This powerful zine blends Afrofuturism, big beauty and fashion
Photographer Lucie Rox and Crystabel Riley have collaborated on WATER••COLOUR. Loosely based on Rivers Solomon’s book, The Deep, it features fashion by Di Petsa and all the best in beauty.
WATER••COLOUR, the new self-published zine by photographer Lucie Rox and makeup artist Crystabel Riley, is a surreal, boundary-pushing exploration of all that beauty can represent – in another dimension. Full of striking imagery, it’s a labour of love loosely based on Rivers Solomon’s award-winning fantasy novel, The Deep (2019).
“The book’s storyline is derived from the Afrofuturist mythology created by [Detroit electronic music duo] Drexciya, which imagines an underwater world populated by the unborn children of pregnant African women who were thrown off slave ships,” 29-year-old Rox says. “They became a new hybrid species of their own; human but having learned to breathe underwater.” These elements coalesced to form new ideas around Black skin and make-up, and how these could connect visually.

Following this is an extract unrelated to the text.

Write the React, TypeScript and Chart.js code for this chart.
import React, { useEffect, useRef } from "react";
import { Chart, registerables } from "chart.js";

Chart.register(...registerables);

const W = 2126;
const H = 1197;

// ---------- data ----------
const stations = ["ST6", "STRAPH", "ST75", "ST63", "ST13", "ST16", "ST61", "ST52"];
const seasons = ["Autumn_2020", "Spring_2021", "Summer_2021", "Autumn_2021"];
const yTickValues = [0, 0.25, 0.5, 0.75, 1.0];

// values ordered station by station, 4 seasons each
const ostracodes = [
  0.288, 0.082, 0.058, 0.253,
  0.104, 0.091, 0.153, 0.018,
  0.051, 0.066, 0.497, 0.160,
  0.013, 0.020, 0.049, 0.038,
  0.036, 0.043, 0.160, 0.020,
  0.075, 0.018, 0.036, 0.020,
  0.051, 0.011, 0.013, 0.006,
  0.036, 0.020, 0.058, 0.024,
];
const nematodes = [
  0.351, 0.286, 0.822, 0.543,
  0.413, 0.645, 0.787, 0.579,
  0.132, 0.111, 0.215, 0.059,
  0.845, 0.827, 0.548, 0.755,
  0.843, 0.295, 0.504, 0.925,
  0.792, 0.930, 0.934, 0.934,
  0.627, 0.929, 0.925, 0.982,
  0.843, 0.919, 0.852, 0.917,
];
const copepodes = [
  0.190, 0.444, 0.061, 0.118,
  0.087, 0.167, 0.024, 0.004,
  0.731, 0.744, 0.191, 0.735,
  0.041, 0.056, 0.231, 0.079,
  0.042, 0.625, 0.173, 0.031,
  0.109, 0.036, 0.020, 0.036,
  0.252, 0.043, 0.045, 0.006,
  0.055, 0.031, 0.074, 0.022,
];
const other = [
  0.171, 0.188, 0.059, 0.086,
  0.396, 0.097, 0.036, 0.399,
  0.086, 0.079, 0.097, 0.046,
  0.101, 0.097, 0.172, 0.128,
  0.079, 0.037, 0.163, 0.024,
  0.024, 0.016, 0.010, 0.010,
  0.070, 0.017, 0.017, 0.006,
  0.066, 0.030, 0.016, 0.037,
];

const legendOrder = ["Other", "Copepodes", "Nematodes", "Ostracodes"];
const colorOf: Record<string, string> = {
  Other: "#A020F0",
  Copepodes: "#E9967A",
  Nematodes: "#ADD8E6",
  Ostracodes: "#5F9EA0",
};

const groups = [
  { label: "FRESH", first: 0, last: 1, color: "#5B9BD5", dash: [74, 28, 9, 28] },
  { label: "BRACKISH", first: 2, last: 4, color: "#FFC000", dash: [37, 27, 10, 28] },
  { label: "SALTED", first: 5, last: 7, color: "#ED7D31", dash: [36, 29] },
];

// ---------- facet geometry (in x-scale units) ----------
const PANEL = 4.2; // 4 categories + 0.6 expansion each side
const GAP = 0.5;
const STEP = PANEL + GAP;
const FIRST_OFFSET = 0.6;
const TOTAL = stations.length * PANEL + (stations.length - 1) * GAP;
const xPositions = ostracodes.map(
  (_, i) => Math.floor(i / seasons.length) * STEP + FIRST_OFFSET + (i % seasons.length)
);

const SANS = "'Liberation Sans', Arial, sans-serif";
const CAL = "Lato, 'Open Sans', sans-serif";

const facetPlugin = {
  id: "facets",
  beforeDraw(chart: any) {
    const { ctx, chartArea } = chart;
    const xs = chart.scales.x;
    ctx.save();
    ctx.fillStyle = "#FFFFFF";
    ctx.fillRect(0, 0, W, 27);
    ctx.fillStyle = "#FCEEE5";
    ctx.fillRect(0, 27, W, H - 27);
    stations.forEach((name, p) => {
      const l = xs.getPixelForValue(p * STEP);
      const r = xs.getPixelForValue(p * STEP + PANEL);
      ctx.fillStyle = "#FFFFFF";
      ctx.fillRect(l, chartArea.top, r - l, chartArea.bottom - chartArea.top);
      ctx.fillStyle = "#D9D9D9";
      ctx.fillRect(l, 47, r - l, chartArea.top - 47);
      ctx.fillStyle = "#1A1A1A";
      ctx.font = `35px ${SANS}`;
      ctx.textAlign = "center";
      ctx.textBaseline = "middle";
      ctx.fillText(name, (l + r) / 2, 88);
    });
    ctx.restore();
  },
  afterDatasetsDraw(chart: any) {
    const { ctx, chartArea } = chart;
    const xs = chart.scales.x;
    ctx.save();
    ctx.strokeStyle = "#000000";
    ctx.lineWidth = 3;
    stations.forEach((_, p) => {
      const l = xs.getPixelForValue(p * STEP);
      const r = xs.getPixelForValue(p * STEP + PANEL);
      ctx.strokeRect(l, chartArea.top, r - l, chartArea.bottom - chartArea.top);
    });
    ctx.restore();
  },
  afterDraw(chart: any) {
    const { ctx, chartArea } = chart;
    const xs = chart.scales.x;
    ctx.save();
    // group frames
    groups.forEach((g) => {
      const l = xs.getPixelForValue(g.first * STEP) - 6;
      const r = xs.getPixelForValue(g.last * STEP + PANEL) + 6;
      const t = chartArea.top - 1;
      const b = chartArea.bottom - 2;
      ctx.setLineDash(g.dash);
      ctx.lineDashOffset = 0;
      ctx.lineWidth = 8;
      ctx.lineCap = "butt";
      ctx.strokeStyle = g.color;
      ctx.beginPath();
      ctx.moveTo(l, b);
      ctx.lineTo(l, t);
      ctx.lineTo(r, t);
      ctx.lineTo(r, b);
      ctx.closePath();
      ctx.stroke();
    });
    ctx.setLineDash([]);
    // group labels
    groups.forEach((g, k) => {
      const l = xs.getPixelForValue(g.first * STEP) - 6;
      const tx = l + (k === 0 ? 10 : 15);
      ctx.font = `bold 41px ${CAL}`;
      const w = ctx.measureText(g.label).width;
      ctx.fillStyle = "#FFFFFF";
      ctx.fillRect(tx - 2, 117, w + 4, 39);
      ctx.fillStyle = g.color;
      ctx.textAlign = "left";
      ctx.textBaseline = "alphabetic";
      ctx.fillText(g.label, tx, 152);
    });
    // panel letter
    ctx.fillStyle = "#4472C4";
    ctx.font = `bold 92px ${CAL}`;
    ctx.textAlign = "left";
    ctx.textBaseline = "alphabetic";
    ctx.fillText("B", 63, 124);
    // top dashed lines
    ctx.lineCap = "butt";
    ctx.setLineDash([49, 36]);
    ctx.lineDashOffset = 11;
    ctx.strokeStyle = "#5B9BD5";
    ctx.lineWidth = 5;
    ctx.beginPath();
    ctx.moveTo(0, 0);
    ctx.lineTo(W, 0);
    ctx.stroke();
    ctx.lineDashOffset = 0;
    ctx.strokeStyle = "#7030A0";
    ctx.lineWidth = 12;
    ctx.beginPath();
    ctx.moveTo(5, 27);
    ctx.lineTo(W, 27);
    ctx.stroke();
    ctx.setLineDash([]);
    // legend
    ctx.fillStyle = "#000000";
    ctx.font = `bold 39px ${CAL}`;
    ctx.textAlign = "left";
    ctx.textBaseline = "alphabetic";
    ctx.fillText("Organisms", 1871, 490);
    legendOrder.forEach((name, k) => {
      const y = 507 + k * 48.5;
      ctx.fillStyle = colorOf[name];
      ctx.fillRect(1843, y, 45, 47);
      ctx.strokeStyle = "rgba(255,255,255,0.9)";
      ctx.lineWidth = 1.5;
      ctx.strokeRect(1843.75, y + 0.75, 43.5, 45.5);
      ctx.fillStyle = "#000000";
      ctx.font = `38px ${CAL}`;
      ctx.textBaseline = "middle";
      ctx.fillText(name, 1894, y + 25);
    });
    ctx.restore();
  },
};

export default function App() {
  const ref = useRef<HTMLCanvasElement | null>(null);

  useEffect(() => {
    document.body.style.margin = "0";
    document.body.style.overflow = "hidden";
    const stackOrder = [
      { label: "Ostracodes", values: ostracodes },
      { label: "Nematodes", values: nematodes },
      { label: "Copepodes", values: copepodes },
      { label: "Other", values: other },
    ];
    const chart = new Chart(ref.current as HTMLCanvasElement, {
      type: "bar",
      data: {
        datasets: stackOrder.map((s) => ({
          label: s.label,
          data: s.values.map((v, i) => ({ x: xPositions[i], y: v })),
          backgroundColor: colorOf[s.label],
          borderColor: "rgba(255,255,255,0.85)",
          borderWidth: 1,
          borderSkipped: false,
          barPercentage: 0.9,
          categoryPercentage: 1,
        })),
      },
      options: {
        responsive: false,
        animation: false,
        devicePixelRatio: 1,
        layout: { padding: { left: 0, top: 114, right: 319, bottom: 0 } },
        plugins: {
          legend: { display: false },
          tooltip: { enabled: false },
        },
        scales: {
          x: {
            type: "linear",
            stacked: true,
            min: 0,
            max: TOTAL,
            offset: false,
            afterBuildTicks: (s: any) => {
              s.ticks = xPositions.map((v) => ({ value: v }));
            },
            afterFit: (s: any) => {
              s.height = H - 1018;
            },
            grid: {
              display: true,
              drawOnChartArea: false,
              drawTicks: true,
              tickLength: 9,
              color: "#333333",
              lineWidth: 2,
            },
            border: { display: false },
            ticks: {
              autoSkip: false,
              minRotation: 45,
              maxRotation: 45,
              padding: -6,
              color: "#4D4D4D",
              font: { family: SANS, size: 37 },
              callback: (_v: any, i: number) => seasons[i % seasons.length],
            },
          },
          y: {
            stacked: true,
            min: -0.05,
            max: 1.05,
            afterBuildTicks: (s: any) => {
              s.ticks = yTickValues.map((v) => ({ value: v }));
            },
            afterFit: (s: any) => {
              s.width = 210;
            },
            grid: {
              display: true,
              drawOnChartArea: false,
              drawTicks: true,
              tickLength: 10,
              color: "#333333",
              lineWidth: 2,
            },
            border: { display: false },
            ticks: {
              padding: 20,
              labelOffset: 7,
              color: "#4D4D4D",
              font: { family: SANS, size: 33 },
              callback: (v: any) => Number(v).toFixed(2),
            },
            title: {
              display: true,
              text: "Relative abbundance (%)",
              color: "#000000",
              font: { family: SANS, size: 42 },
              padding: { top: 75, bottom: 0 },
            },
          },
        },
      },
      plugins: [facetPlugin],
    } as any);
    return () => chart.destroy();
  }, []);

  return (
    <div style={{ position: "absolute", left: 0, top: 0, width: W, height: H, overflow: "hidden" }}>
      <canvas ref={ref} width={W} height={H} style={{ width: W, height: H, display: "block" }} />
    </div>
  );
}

As long-time friends and collaborators, Rox and Riley got thinking about what these mythical underwater creatures might look like, intertwined with their surroundings, beautiful to the point of myth.

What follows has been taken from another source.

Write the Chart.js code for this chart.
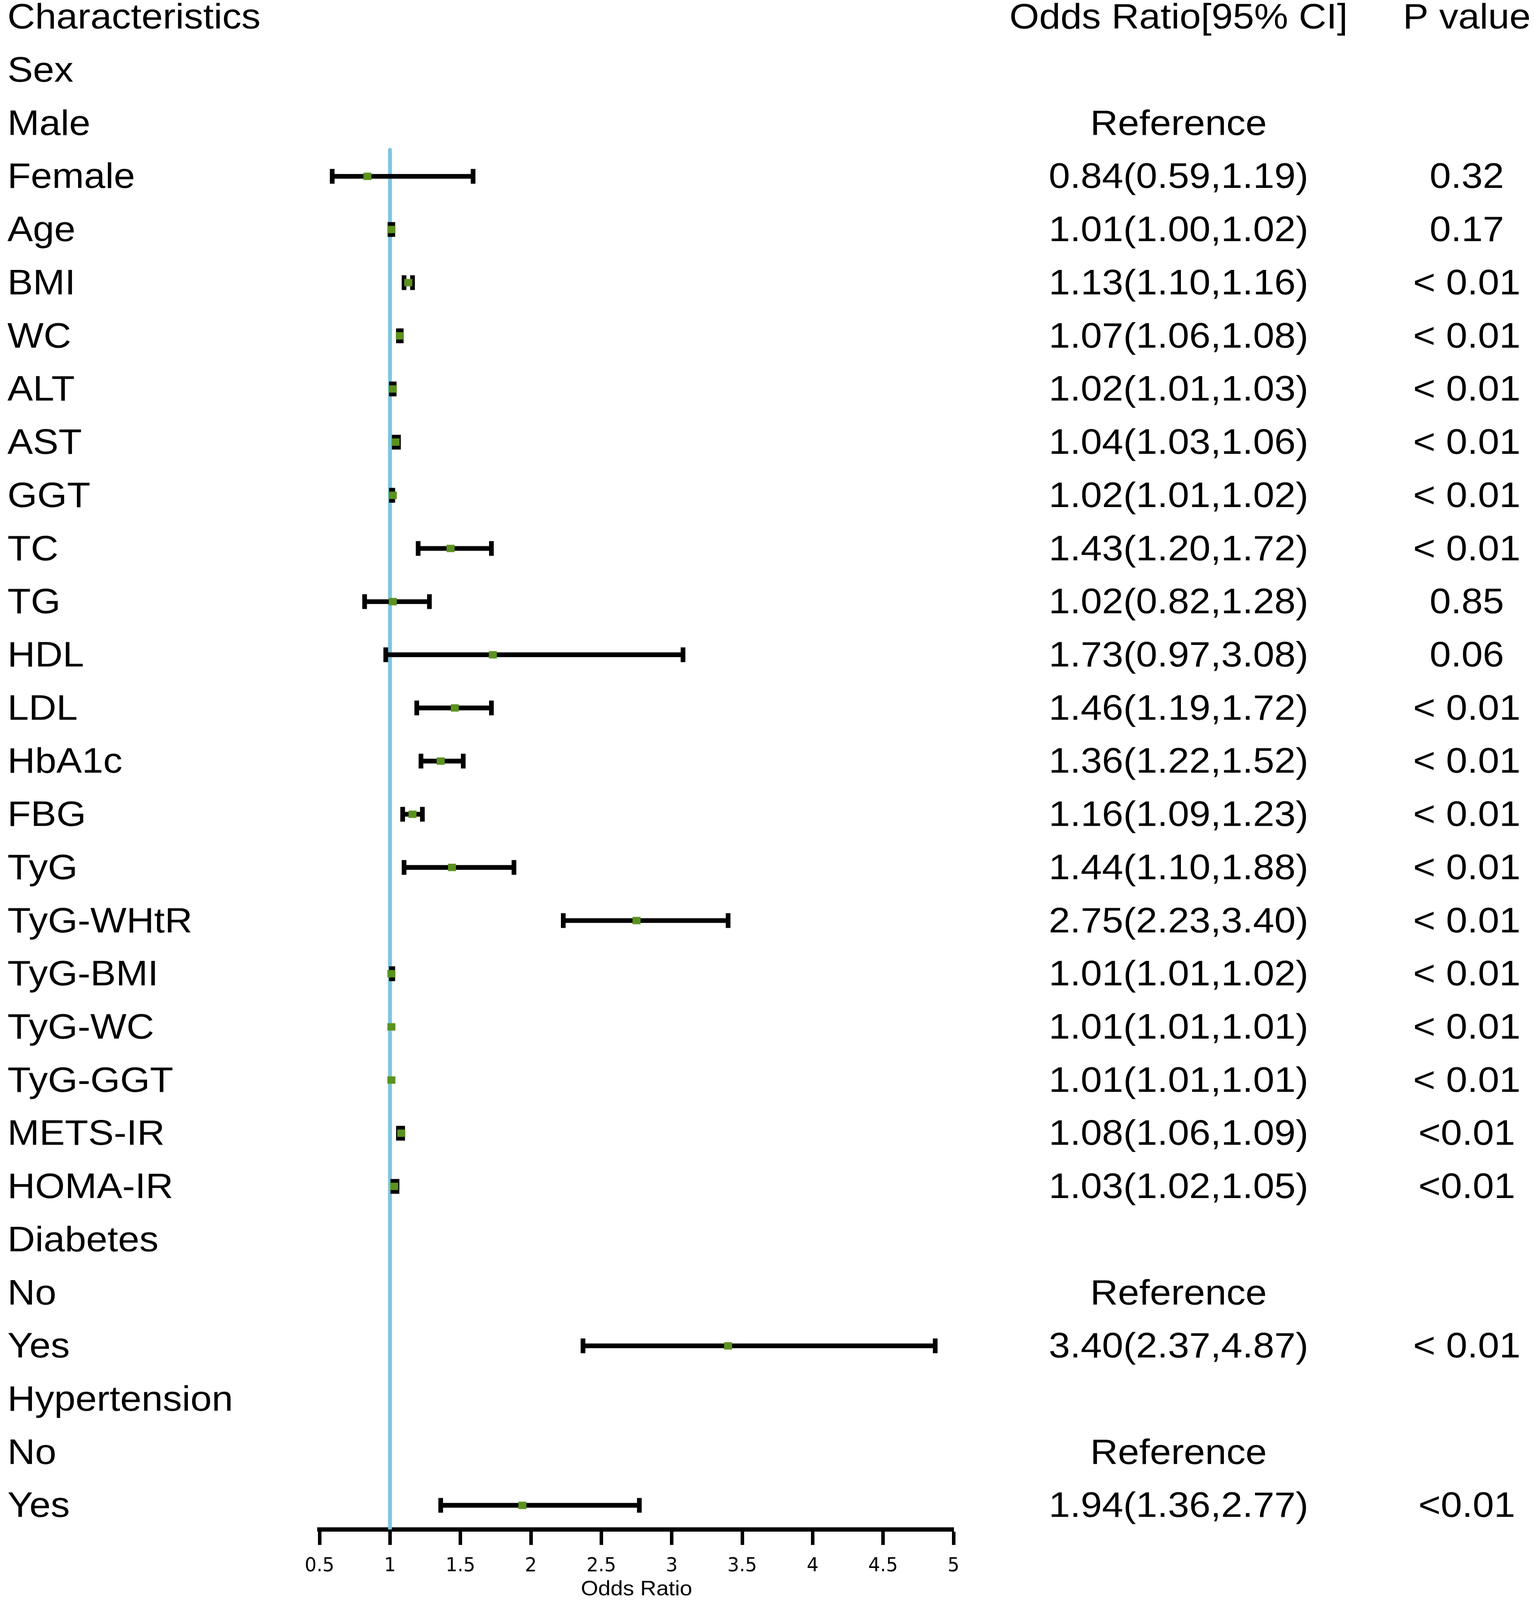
<!DOCTYPE html>
<html>
<head>
<meta charset="utf-8">
<script src="https://cdn.jsdelivr.net/npm/chart.js@4.4.0/dist/chart.umd.min.js"></script>
<style>
  html, body { margin: 0; padding: 0; background: #fff; overflow: hidden; }
  canvas { display: block; }
</style>
</head>
<body>
<canvas id="forest" width="3927" height="4446"></canvas>
<script>
// one entry per row of the table, top to bottom
var rowLabels = ['Characteristics', 'Sex', 'Male', 'Female', 'Age', 'BMI', 'WC', 'ALT', 'AST', 'GGT',
    'TC', 'TG', 'HDL', 'LDL', 'HbA1c', 'FBG', 'TyG', 'TyG-WHtR', 'TyG-BMI', 'TyG-WC', 'TyG-GGT',
    'METS-IR', 'HOMA-IR', 'Diabetes', 'No', 'Yes', 'Hypertension', 'No', 'Yes'];

var orText = ['Odds Ratio[95% CI]', '', 'Reference', '0.84(0.59,1.19)', '1.01(1.00,1.02)', '1.13(1.10,1.16)',
    '1.07(1.06,1.08)', '1.02(1.01,1.03)', '1.04(1.03,1.06)', '1.02(1.01,1.02)', '1.43(1.20,1.72)',
    '1.02(0.82,1.28)', '1.73(0.97,3.08)', '1.46(1.19,1.72)', '1.36(1.22,1.52)', '1.16(1.09,1.23)',
    '1.44(1.10,1.88)', '2.75(2.23,3.40)', '1.01(1.01,1.02)', '1.01(1.01,1.01)', '1.01(1.01,1.01)',
    '1.08(1.06,1.09)', '1.03(1.02,1.05)', '', 'Reference', '3.40(2.37,4.87)', '', 'Reference', '1.94(1.36,2.77)'];

var pText = ['P value', '', '', '0.32', '0.17', '< 0.01', '< 0.01', '< 0.01', '< 0.01', '< 0.01', '< 0.01',
    '0.85', '0.06', '< 0.01', '< 0.01', '< 0.01', '< 0.01', '< 0.01', '< 0.01', '< 0.01', '< 0.01',
    '<0.01', '<0.01', '', '', '< 0.01', '', '', '<0.01'];

// values as drawn in the plot (null = nothing drawn on that row)
var oddsRatio = [null, null, null, 0.84, 1.01, 1.13, 1.07, 1.02, 1.04, 1.02, 1.43, 1.02, 1.73, 1.46, 1.36,
    1.16, 1.44, 2.75, 1.01, 1.01, 1.01, 1.08, 1.03, null, null, 3.40, null, null, 1.94];
var ciLow = [null, null, null, 0.59, 1.00, 1.10, 1.06, 1.01, 1.03, 1.01, 1.20, 0.82, 0.97, 1.19, 1.22,
    1.09, 1.10, 2.23, 1.01, null, null, 1.06, 1.02, null, null, 2.37, null, null, 1.36];
var ciHigh = [null, null, null, 1.59, 1.02, 1.16, 1.08, 1.03, 1.06, 1.02, 1.72, 1.28, 3.08, 1.72, 1.52,
    1.23, 1.88, 3.40, 1.02, null, null, 1.09, 1.05, null, null, 4.87, null, null, 2.77];

var xTickLabels = ['0.5', '1', '1.5', '2', '2.5', '3', '3.5', '4', '4.5', '5'];
var xTitle = 'Odds Ratio';
var refValue = 1;

var Y_MIN = -0.3168, Y_MAX = 28.454;

var pointData = [], capData = [], barData = [];
rowLabels.forEach(function(label, i) {
    if (oddsRatio[i] !== null) {
        pointData.push({ x: oddsRatio[i], y: i });
    }
    if (ciLow[i] !== null) {
        capData.push({ x: ciLow[i], y: i });
        capData.push({ x: ciHigh[i], y: i });
        barData.push({ x: [ciLow[i], ciHigh[i]], y: i });
    }
});

var SANS = '"Liberation Sans", Arial, sans-serif';
var NARROW = '"Liberation Sans Narrow", "Arial Narrow", "DejaVu Sans Condensed", sans-serif';

// the three text columns, placed on the rows of the y scale
var tableText = {
    id: 'tableText',
    afterDraw: function(chart) {
        var ctx = chart.ctx;
        var yScale = chart.scales.y;
        ctx.save();
        ctx.fillStyle = '#000';
        ctx.font = '98px ' + SANS;
        ctx.textBaseline = 'middle';
        rowLabels.forEach(function(label, i) {
            var py = yScale.getPixelForValue(i) + 5.5;
            ctx.textAlign = 'left';
            ctx.fillText(label, 19, py);
            ctx.textAlign = 'center';
            ctx.fillText(orText[i], 3017, py);
            ctx.fillText(pText[i], 3755, py);
        });
        ctx.restore();
    }
};

var canvas = document.getElementById('forest');
// the drawing is laid out at 3927x4446 and shown to fill the viewport
canvas.style.width = (window.innerWidth || 3927) + 'px';
canvas.style.height = (window.innerHeight || 4446) + 'px';

var chart = new Chart(canvas.getContext('2d'), {
    type: 'scatter',
    data: {
        datasets: [{
            // odds ratio markers
            data: pointData,
            pointStyle: 'rect',
            pointRadius: 14.5,
            pointBackgroundColor: '#5B921F',
            pointBorderWidth: 0
        }, {
            // whisker caps
            data: capData,
            pointStyle: 'line',
            rotation: 90,
            pointRadius: 20.5,
            pointBorderColor: '#000',
            pointBorderWidth: 12
        }, {
            type: 'bar',
            indexAxis: 'y',
            data: barData,
            backgroundColor: '#000',
            borderWidth: 0,
            barThickness: 12.5,
            grouped: false
        }, {
            // null line
            type: 'line',
            data: [{ x: refValue, y: 2.5 }, { x: refValue, y: Y_MAX }],
            borderColor: '#7EC5DF',
            borderWidth: 10,
            borderCapStyle: 'round',
            pointRadius: 0
        }]
    },
    options: {
        responsive: false,
        devicePixelRatio: 1,
        animation: false,
        events: [],
        layout: {
            autoPadding: false,
            padding: { left: 818, right: 1486, top: 0, bottom: 0 }
        },
        plugins: {
            legend: { display: false },
            tooltip: { enabled: false }
        },
        scales: {
            x: {
                type: 'linear',
                position: 'bottom',
                min: 0.5,
                max: 5,
                beginAtZero: false,
                offset: false,
                afterBuildTicks: function(scale) {
                    scale.ticks = xTickLabels.map(function(t) { return { value: parseFloat(t) }; });
                },
                afterFit: function(scale) {
                    scale.height = 196;
                },
                ticks: {
                    autoSkip: false,
                    maxRotation: 0,
                    padding: 27,
                    color: '#000',
                    font: { family: NARROW, size: 53 },
                    callback: function(value, index) {
                        return xTickLabels[index];
                    }
                },
                grid: {
                    offset: false,
                    drawOnChartArea: false,
                    drawTicks: true,
                    tickLength: 43,
                    tickWidth: 9,
                    tickColor: '#000'
                },
                border: { display: true, color: '#000', width: 12 },
                title: {
                    display: true,
                    text: xTitle,
                    color: '#000',
                    font: { family: SANS, size: 57, lineHeight: 1 },
                    padding: { top: 0, bottom: 0 }
                }
            },
            y: {
                type: 'linear',
                display: false,
                reverse: true,
                offset: false,
                beginAtZero: false,
                min: Y_MIN,
                max: Y_MAX
            }
        }
    },
    plugins: [tableText]
});
</script>
</body>
</html>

After a trip to the darkroom, Rox – who was born in Marseille and grew up in Brittany before eventually moving to London – couldn’t quite shake the feeling that the images were too good for a simple Instagram post. Instead, she decided that putting together a zine would be the best, most natural way to conclude the project, pulling in her favourite London-based designers along for the ride, too. Sinéad O’Dwyer, Supriya Lele, Di Petsa and Alighieri’s garments feature throughout its pages.
With more time on her hands over lockdown, WATER••COLOUR became a passion project Rox was yearning to sink her teeth into, having spent much of her previous time on commercial work. “Suddenly, I had the space to reconnect with my own ideas and new directions I wanted to take,” she says. “I found there was a real chasm between the work I was imagining in my head, and the stuff I was producing.”
Rox hopes others will recognise “the beauty in these characters, and that they can have as much fun with WATER••COLOUR as we did creating it.” If that weren’t enough, she’ll also be showing work as part of photographer Ronan McKenzie’s The Self Portrait exhibition, on 13th May. Expect collage, fresh techniques and plenty of otherworldly work by Black female image-makers.